Shame. We all know what it feels like–that painful awareness that rises in our God-given consciences after a dishonorable action, improper statement, or foolish step.
“That was wrong.” “I knew better.” “I can’t believe I said that.” “I’m so embarrassed.” “I would do anything to take that back.”
But here’s the question: in what direction does shame drive you? Those steps you’re taking in the fog of shame–where are they leading you? How are you processing or coping with your God-given capacity to feel the heavy cloak of shame?
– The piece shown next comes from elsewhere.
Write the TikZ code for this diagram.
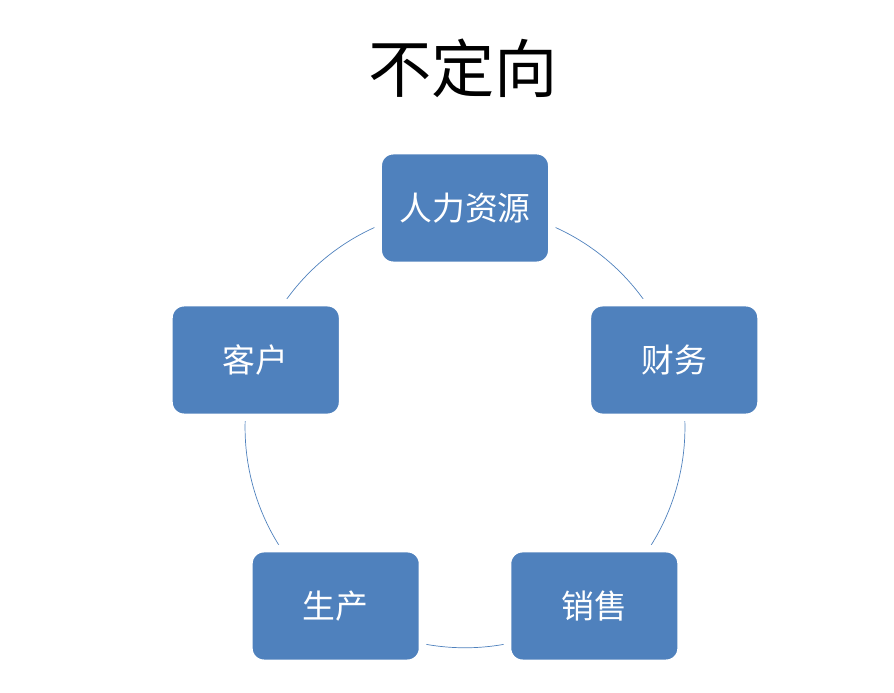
\documentclass[tikz,border=0pt]{standalone}
\usepackage{fontspec}
\newfontfamily\cjk{Noto Sans CJK SC}
\usetikzlibrary{positioning,calc}
\definecolor{office}{HTML}{4F81BD}
\tikzset{
  dept/.style={draw=white, line width=6.5pt, fill=office, rounded corners=0.45cm, minimum width=5.21cm, minimum height=3.44cm, inner sep=0pt, text=white, font=\cjk\fontsize{28}{32}\selectfont},
  ring/.style={office, line width=0.6pt, looseness=0.94},
  heading/.style={font=\cjk\fontsize{54}{60}\selectfont}
}
\begin{document}
\begin{tikzpicture}
  \useasboundingbox (0,0) rectangle (26.82,20.79);
  \coordinate (o) at (13.95,7.95);
  \node[heading] (title) at (13.89,18.75) {不定向};
  % positions on the ring
  \foreach \n/\ang in {hr/90,fin/18,sale/-54,prod/-126,cust/162}
    \path (o) ++(\ang:6.6) coordinate (p\n);
  % ring arcs, centre to centre
  \draw[ring] (phr) to[bend left=36] (pfin);
  \draw[ring] (pfin) to[bend left=36] (psale);
  \draw[ring] (psale) to[bend left=36] (pprod);
  \draw[ring] (pprod) to[bend left=36] (pcust);
  \draw[ring] (pcust) to[bend left=36] (phr);
  % boxes
  \node[dept] (hr) at (phr) {人力资源};
  \node[dept] (fin) at (pfin) {财务};
  \node[dept] (sale) at (psale) {销售};
  \node[dept] (prod) at (pprod) {生产};
  \node[dept] (cust) at (pcust) {客户};
\end{tikzpicture}
\end{document}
For some, it’s self-loathing. For others, denial. Some toss out all inhibitions and dive head-first into even deeper danger. Others try to completely shut down emotionally and hide in the shadows of spiritual numbness. Some look to drown the shame with alcohol, drugs, sex, or a new shipment from Amazon. Others fantasize about revenge … and the shame doesn’t evaporate.
Psalm 83 offers an alternative–not even an alternative, but an answer–the answer. As Asaph laments the uproar caused by Israel’s enemies, he prays:
Fill their faces with shame,
that they may seek your name, O LORD. (Psa 83:16)
Faces filled with shame, so that they will seek the God who is.
…that they may know that you alone,
whose name is the LORD,
are the Most High over all the earth. (Psa 83:18)
And on this side of the cross of Christ, when we come shame-filled-face to perfectly-holy-face with him, what do we find?
The Scripture says, “Everyone who believes in him will not be put to shame.” For there is no distinction between Jew and Greek; for the same Lord is Lord of all, bestowing his riches on all who call on him. For “everyone who calls on the name of the Lord will be saved.” (Rom 10:11-13)
Shame. You know what it feels like, but in what direction is it driving you? The Father of lies offers mirages and enslavement. The Author of life offers forgiveness and hope.
It’s simply a question of what we will seek in the wake of our shame.